Y a-t-il deux teams au sein du cabinet : les experts tech et les consultants en stratégie « pur jus » ?
Il n’y a pas de cloisonnement chez nous. D’ailleurs, l’expertise technologique alimente la logique des Vendor Due Diligences par exemple, dès lors qu’on regarde un actif de type software ou IT Services.
Néanmoins, une phase d’évangélisation a été nécessaire lors du développement de nos practices digital/tech – et elle se poursuit. Bain ne fait pas « de technologie pour la technologie » ! Nous avançons en conservant notre fort ancrage business, dans une logique de continuum, avec une part « tech » dans nos recommandations clients.
Quels sont les impacts de ce mouvement de pivot vers la tech – sur le recrutement notamment ?

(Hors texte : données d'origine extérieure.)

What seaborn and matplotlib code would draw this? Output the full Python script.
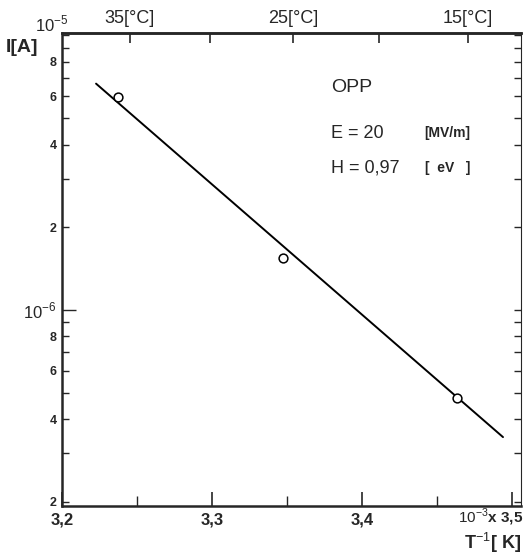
import numpy as np
import pandas as pd
import matplotlib
matplotlib.use("Agg")
import matplotlib.pyplot as plt
import seaborn as sns
from matplotlib.ticker import FixedLocator, FixedFormatter, NullFormatter

# ---- data ----
inv_T = [3.237, 3.347, 3.463]          # 10^-3 / K
current = [5.98e-6, 1.54e-6, 4.76e-7]  # A
fit_x = [3.2227, 3.494]
fit_y = [6.67e-6, 3.44e-7]

y_major = [2e-7, 4e-7, 6e-7, 8e-7, 1e-6, 2e-6, 4e-6, 6e-6, 8e-6]
y_major_labels = ["2", "4", "6", "8", r"$10^{-6}$", "2", "4", "6", "8"]
y_minor = [3e-7, 5e-7, 7e-7, 9e-7, 3e-6, 5e-6, 7e-6, 9e-6, 1e-5]
x_major = [3.2, 3.3, 3.4, 3.5]
x_major_labels = ["3,2", "3,3", "3,4", ""]
x_minor = [3.25, 3.35, 3.45]
top_major = [35, 25, 15]
top_major_labels = ["35[°C]", "25[°C]", "15[°C]"]
top_minor = [30, 20]

sns.set_style("ticks")
plt.rcParams["font.family"] = ["Liberation Sans", "DejaVu Sans"]
plt.rcParams["mathtext.fontset"] = "custom"
plt.rcParams["mathtext.rm"] = "Liberation Sans"
plt.rcParams["mathtext.bf"] = "Liberation Sans:bold"

W, H = 523, 556
fig = plt.figure(figsize=(W / 100, H / 100), dpi=100)
ax = fig.add_axes([62 / W, 1 - 506 / H, (521 - 62) / W, (506 - 33) / H])

df_pts = pd.DataFrame({"x": inv_T, "y": current})
df_fit = pd.DataFrame({"x": fit_x, "y": fit_y})
sns.lineplot(data=df_fit, x="x", y="y", ax=ax, color="black", linewidth=1.4)
sns.scatterplot(data=df_pts, x="x", y="y", ax=ax, marker="o", s=40,
                facecolor="white", edgecolor="black", linewidth=1.1, zorder=5)

ax.set_yscale("log")
ax.set_xlim(3.2, 3.506)
ax.set_ylim(1.93e-7, 1.02e-5)
ax.set_xlabel("")
ax.set_ylabel("")

ax.yaxis.set_major_locator(FixedLocator(y_major))
ax.yaxis.set_major_formatter(FixedFormatter(y_major_labels))
ax.yaxis.set_minor_locator(FixedLocator(y_minor))
ax.yaxis.set_minor_formatter(NullFormatter())
ax.xaxis.set_major_locator(FixedLocator(x_major))
ax.xaxis.set_major_formatter(FixedFormatter(x_major_labels))
ax.xaxis.set_minor_locator(FixedLocator(x_minor))

ax.tick_params(axis="y", which="both", direction="in", left=True, right=True,
               length=5, width=1.0, labelsize=9, pad=4)
ax.tick_params(axis="x", which="major", direction="in", bottom=True, top=False,
               length=10, width=1.2, labelsize=12, pad=5)
ax.tick_params(axis="x", which="minor", direction="in", bottom=True, top=False,
               length=7, width=1.0)
for lab in ax.get_yticklabels():
    lab.set_fontweight("bold")
for lab in ax.get_xticklabels():
    lab.set_fontweight("bold")
ax.get_yticklabels()[4].set_fontsize(12)
ax.get_yticklabels()[4].set_fontweight("normal")
ax.yaxis.get_major_ticks()[4].tick1line.set_markersize(10)

for s in ["left", "bottom", "top"]:
    ax.spines[s].set_linewidth(1.8)
ax.spines["right"].set_linewidth(0.8)

# top temperature axis
sec = ax.secondary_xaxis("top", functions=(lambda x: 1000.0 / x - 273.15,
                                           lambda t: 1000.0 / (t + 273.15)))
sec.xaxis.set_major_locator(FixedLocator(top_major))
sec.xaxis.set_major_formatter(FixedFormatter(top_major_labels))
sec.xaxis.set_minor_locator(FixedLocator(top_minor))
sec.tick_params(axis="x", which="both", direction="in", length=7, width=1.2,
                labelsize=13, pad=4)
sec.spines["top"].set_linewidth(1.8)

# annotations
fig.text(35 / W, 1 - 24 / H, r"$10^{-5}$", fontsize=12, ha="left", va="center")
fig.text(6 / W, 1 - 47 / H, "I[A]", fontsize=14, fontweight="bold",
         ha="left", va="center")
fig.text(523 / W, 1 - 517 / H, r"$10^{-3}$x 3,5", fontsize=11, fontweight="bold",
         ha="right", va="center")
fig.text(521 / W, 1 - 543 / H, r"T$^{-1}$[ K]", fontsize=13, fontweight="bold",
         ha="right", va="center")

fig.text(331 / W, 1 - 88 / H, "OPP", fontsize=14, ha="left", va="center")
fig.text(331 / W, 1 - 133 / H, "E = 20", fontsize=13, ha="left", va="center")
fig.text(424 / W, 1 - 133 / H, "[MV/m]", fontsize=10, fontweight="bold",
         ha="left", va="center")
fig.text(331 / W, 1 - 168 / H, "H = 0,97", fontsize=13, ha="left", va="center")
fig.text(425 / W, 1 - 168 / H, "[  eV   ]", fontsize=10, fontweight="bold",
         ha="left", va="center")

fig.savefig("out.png", dpi=100)
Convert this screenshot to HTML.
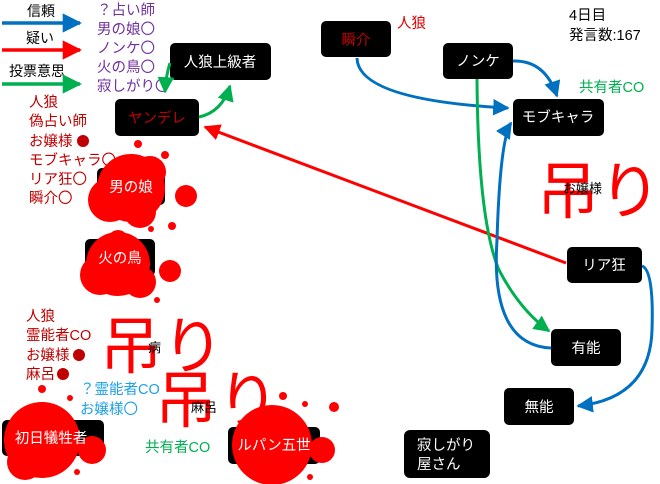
<!DOCTYPE html>
<html><head><meta charset="utf-8"><style>
html,body{margin:0;padding:0;background:#fff;}
svg{display:block;font-family:"Liberation Sans","Noto Sans CJK JP",sans-serif;}
</style></head><body>
<svg width="660" height="484" viewBox="0 0 660 484" xmlns="http://www.w3.org/2000/svg">
<defs>
<marker id="ab" viewBox="0 0 10 10" refX="9" refY="5" markerWidth="5.5" markerHeight="5.5" orient="auto"><path d="M0,0L10,5L0,10z" fill="#0070c0"/></marker>
<marker id="ar" viewBox="0 0 10 10" refX="9" refY="5" markerWidth="5.5" markerHeight="5.5" orient="auto"><path d="M0,0L10,5L0,10z" fill="#ff0000"/></marker>
<marker id="ag" viewBox="0 0 10 10" refX="9" refY="5" markerWidth="5.5" markerHeight="5.5" orient="auto"><path d="M0,0L10,5L0,10z" fill="#00b050"/></marker>
</defs>
<text x="27" y="16" font-size="14">信頼</text>
<line x1="2" y1="23" x2="80" y2="23" stroke="#0070c0" stroke-width="3.5" marker-end="url(#ab)"/>
<text x="26" y="43" font-size="14">疑い</text>
<line x1="2" y1="50" x2="80" y2="50" stroke="#ff0000" stroke-width="3.5" marker-end="url(#ar)"/>
<text x="9" y="76" font-size="14">投票意思</text>
<line x1="2" y1="84" x2="80" y2="84" stroke="#00b050" stroke-width="3.5" marker-end="url(#ag)"/>
<g font-size="14.5" fill="#7030a0">
<text x="97" y="15">？占い師</text><text x="97" y="34">男の娘〇</text><text x="97" y="53">ノンケ〇</text><text x="97" y="72">火の鳥〇</text><text x="97" y="91">寂しがり〇</text>
</g>
<g font-size="14.5" fill="#c00000">
<text x="29" y="107">人狼</text><text x="29" y="126">偽占い師</text><text x="29" y="146">お嬢様</text><text x="29" y="165">モブキャラ〇</text><text x="29" y="184">リア狂〇</text><text x="29" y="203">瞬介〇</text>
<text x="26" y="321">人狼</text><text x="26" y="340">霊能者CO</text><text x="26" y="360">お嬢様</text><text x="26" y="379">麻呂</text>
</g>
<g fill="#c00000"><circle cx="83" cy="141" r="6"/><circle cx="79" cy="355" r="6"/><circle cx="63" cy="374" r="6"/></g>
<g font-size="14.5" fill="#1ea0e6"><text x="80" y="394">？霊能者CO</text><text x="80" y="414">お嬢様〇</text></g>
<text x="145" y="452" font-size="14.5" fill="#00b050">共有者CO</text>
<text x="579" y="92" font-size="14.5" fill="#00b050">共有者CO</text>
<text x="397" y="28" font-size="14.5" fill="#e00000">人狼</text>
<text x="569" y="20" font-size="14.5">4日目</text>
<text x="569" y="40" font-size="14.5">発言数:167</text>
<g font-size="62" fill="#ff0000">
<text x="100" y="368">吊り</text><text x="155" y="422">吊り</text><text x="537" y="213">吊り</text>
</g>
<text x="148" y="352" font-size="13">病</text>
<text x="191" y="412" font-size="13">麻呂</text>
<text x="563" y="193" font-size="13">お嬢様</text>
<g fill="#000">
<rect x="170" y="43" width="101" height="37" rx="5"/>
<rect x="115" y="99" width="84" height="37" rx="5"/>
<rect x="97" y="168" width="68" height="37" rx="5"/>
<rect x="85" y="239" width="70" height="37" rx="5"/>
<rect x="2" y="420" width="102" height="36" rx="5"/>
<rect x="228" y="427" width="92" height="37" rx="5"/>
<rect x="321" y="21" width="70" height="36" rx="5"/>
<rect x="443" y="43" width="70" height="36" rx="5"/>
<rect x="513" y="99" width="91" height="37" rx="5"/>
<rect x="567" y="247" width="75" height="36" rx="5"/>
<rect x="551" y="329" width="70" height="37" rx="5"/>
<rect x="504" y="388" width="70" height="37" rx="5"/>
<rect x="404" y="430" width="86" height="48" rx="6"/>
</g>
<g fill="#ff0000">
<circle cx="131" cy="188" r="34"/><circle cx="110" cy="200" r="22"/><circle cx="150" cy="172" r="16"/><circle cx="140" cy="212" r="16"/>
<circle cx="186" cy="196" r="11"/><circle cx="165" cy="155" r="4"/><circle cx="138" cy="144" r="4"/><circle cx="172" cy="226" r="4"/><circle cx="151" cy="229" r="3"/><circle cx="114" cy="162" r="3"/>
<circle cx="118" cy="264" r="32"/><circle cx="100" cy="275" r="20"/><circle cx="140" cy="282" r="16"/><circle cx="118" cy="240" r="10"/>
<circle cx="170" cy="271" r="11"/><circle cx="157" cy="300" r="3"/>
<circle cx="42" cy="440" r="38"/><circle cx="92" cy="450" r="14"/><circle cx="25" cy="462" r="18"/><circle cx="42" cy="389" r="4"/><circle cx="70" cy="398" r="3"/><circle cx="77" cy="472" r="3"/>
<circle cx="272" cy="445" r="40"/><circle cx="322" cy="450" r="13"/><circle cx="283" cy="396" r="4"/><circle cx="305" cy="404" r="3"/><circle cx="334" cy="407" r="5"/><circle cx="310" cy="477" r="3"/>
</g>
<g font-size="14.5" fill="#fff" text-anchor="middle">
<text x="220" y="67">人狼上級者</text>
<text x="157" y="123" fill="#c00000">ヤンデレ</text>
<text x="131" y="192">男の娘</text>
<text x="120" y="263">火の鳥</text>
<text x="51" y="443">初日犠牲者</text>
<text x="274" y="450">ルパン五世</text>
<text x="356" y="45" fill="#c00000">瞬介</text>
<text x="478" y="66">ノンケ</text>
<text x="558" y="122">モブキャラ</text>
<text x="604" y="270">リア狂</text>
<text x="586" y="353">有能</text>
<text x="539" y="412">無能</text>
</g>
<text x="417" y="450" font-size="14.5" fill="#fff">寂しがり</text>
<text x="417" y="469" font-size="14.5" fill="#fff">屋さん</text>
<g fill="none" stroke-width="3">
<line x1="566" y1="263" x2="205" y2="127" stroke="#ff0000" marker-end="url(#ar)"/>
<path d="M199,117 Q222,112 230,86" stroke="#00b050" marker-end="url(#ag)"/>
<path d="M170,63 Q166,75 165,92" stroke="#00b050" marker-end="url(#ag)"/>
<path d="M357,58 Q358,100 508,108" stroke="#0070c0" marker-end="url(#ab)"/>
<path d="M513,61 Q545,60 557,96" stroke="#0070c0" marker-end="url(#ab)"/>
<path d="M477,79 Q478,220 499,270 Q520,310 549,331" stroke="#00b050" marker-end="url(#ag)"/>
<path d="M551,348 Q490,345 497,240 Q500,140 511,123" stroke="#0070c0" marker-end="url(#ab)"/>
<path d="M642,266 Q654,270 652,330 Q650,398 578,406" stroke="#0070c0" marker-end="url(#ab)"/>
</g>
</svg>
</body></html>
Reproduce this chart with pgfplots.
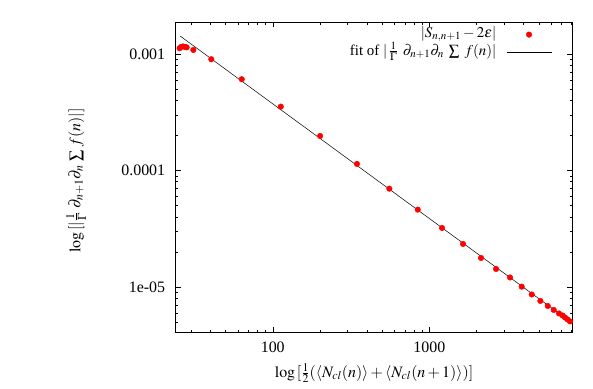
\documentclass[border=0pt]{standalone}
\usepackage{mathptmx}
\usepackage{fontspec}
\setmainfont{Liberation Serif}
\usepackage{pgfplots}
\pgfplotsset{compat=1.18}
\pgfplotsset{
  dotleg/.style={legend image code/.code={\draw[mark repeat=2,mark phase=2,##1] plot coordinates {(0bp,0bp) (22.5bp,0bp) (45bp,0bp)};}},
  lineleg/.style={legend image code/.code={\draw[##1] (0bp,0bp) -- (45bp,0bp);}},
}
\begin{document}
\begin{tikzpicture}[font=\fontsize{16}{19}\selectfont]
\path[use as bounding box] (0,0) rectangle (593bp,389bp);
\begin{axis}[
  at={(175.7bp,56.7bp)}, anchor=south west,
  scale only axis, width=396.6bp, height=310bp,
  xmode=log, ymode=log,
  xmin=24.0, xmax=8185, ymin=4.08e-6, ymax=1.87e-3,
  xtick={100,1000}, xticklabels={100,1000},
  ytick={1e-5,1e-4,1e-3}, yticklabels={1e-05,0.0001,0.001},
  minor xtick={30,40,50,60,70,80,90,200,300,400,500,600,700,800,900,2000,3000,4000,5000,6000,7000,8000},
  minor ytick={5e-6,6e-6,7e-6,8e-6,9e-6,2e-5,3e-5,4e-5,5e-5,6e-5,7e-5,8e-5,9e-5,2e-4,3e-4,4e-4,5e-4,6e-4,7e-4,8e-4,9e-4},
  tick align=inside,
  major tick length=5bp, minor tick length=2.7bp,
  every tick/.style={black, line width=0.5bp},
  axis line style={line width=0.6bp},
  xticklabel style={yshift=-6bp},
  yticklabel style={xshift=-7bp},
  every axis x label/.style={at={(axis description cs:0.5,-0.1313)}, anchor=center},
  every axis y label/.style={at={(axis description cs:-0.2514,0.49)}, rotate=90, anchor=center},
  xlabel={$\log\,[\frac{1}{2}(\langle N_{cl}(n)\rangle + \langle N_{cl}(n+1)\rangle)]$},
  ylabel={$\log\,[|\frac{1}{\Gamma}\;\partial_{n+1}\partial_n\,\sum\, f(n)|]$},
  legend plot pos=right,
  legend style={draw=none, fill=none, inner sep=0pt, font=\fontsize{15}{18}\selectfont,
    at={(axis description cs:0.9488,0.99)}, anchor=north east,
    cells={anchor=east}, row sep=0pt, column sep=10bp,
    nodes={text height=11.5bp, text depth=6.5bp, inner sep=0pt}},
]
\addplot[only marks, mark=*, mark size=2.8bp, color=red, mark options={fill=red, draw=red}, dotleg]
coordinates {
(25.4,1.12e-3) (26.0,1.15e-3) (26.7,1.16e-3) (27.5,1.15e-3) (28.2,1.14e-3)
(31.1,1.082e-3) (40.5,9.01e-4) (63.4,6.07e-4) (112.5,3.53e-4) (200.6,1.977e-4)
(345,1.138e-4) (555.5,6.98e-5) (843.5,4.61e-5) (1205,3.21e-5) (1641,2.34e-5)
(2138,1.774e-5) (2667,1.427e-5) (3276,1.206e-5) (3890,1.006e-5) (4508,8.62e-6)
(5117,7.59e-6) (5705,6.87e-6) (6230,6.35e-6) (6731,5.92e-6) (7090,5.69e-6)
(7355,5.47e-6) (7630,5.26e-6) (7915,5.06e-6)
};
\addlegendentry{$|S_{n,n+1} - 2\epsilon|$}
\addplot[black, line width=0.5bp, mark=none, lineleg]
coordinates {(25.6,1.427e-3) (8185,4.89e-6)};
\addlegendentry{fit of $|\,\frac{1}{\Gamma}\;\,\partial_{n+1}\partial_n\;\sum\;f(n)|$}
\end{axis}
\end{tikzpicture}
\end{document}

Nous recrutons effectivement plusieurs types de profils, dont des « experts tech » au niveau de séniorité assez fort pour compléter les équipes généralistes. Ces profils doivent aussi disposer d’un « bagage » en management/consulting. Par ailleurs, au sein des équipes généralistes, il y a une double logique de formation – et d’exposition - des consultants à ces sujets-là.
Autre impact, une logique de partenariats, avec OpenAI ainsi que tous les usual suspects du monde de la tech – SAP, AWS, Microsoft, Salesforce…- notamment pour avoir une bonne compréhension de leurs offres par rapport à nos clients.
Si la practice Technologie d’entreprise recrute à Paris à raison de plusieurs dizaines de jeunes recrues et d’experts tech – dans le cadre de ses 30 % de croissance YoY depuis plusieurs années -, c’est aussi le cas des autres bureaux européens de Bain. Il s’agit de l’une des priorités du cabinet pour 2025.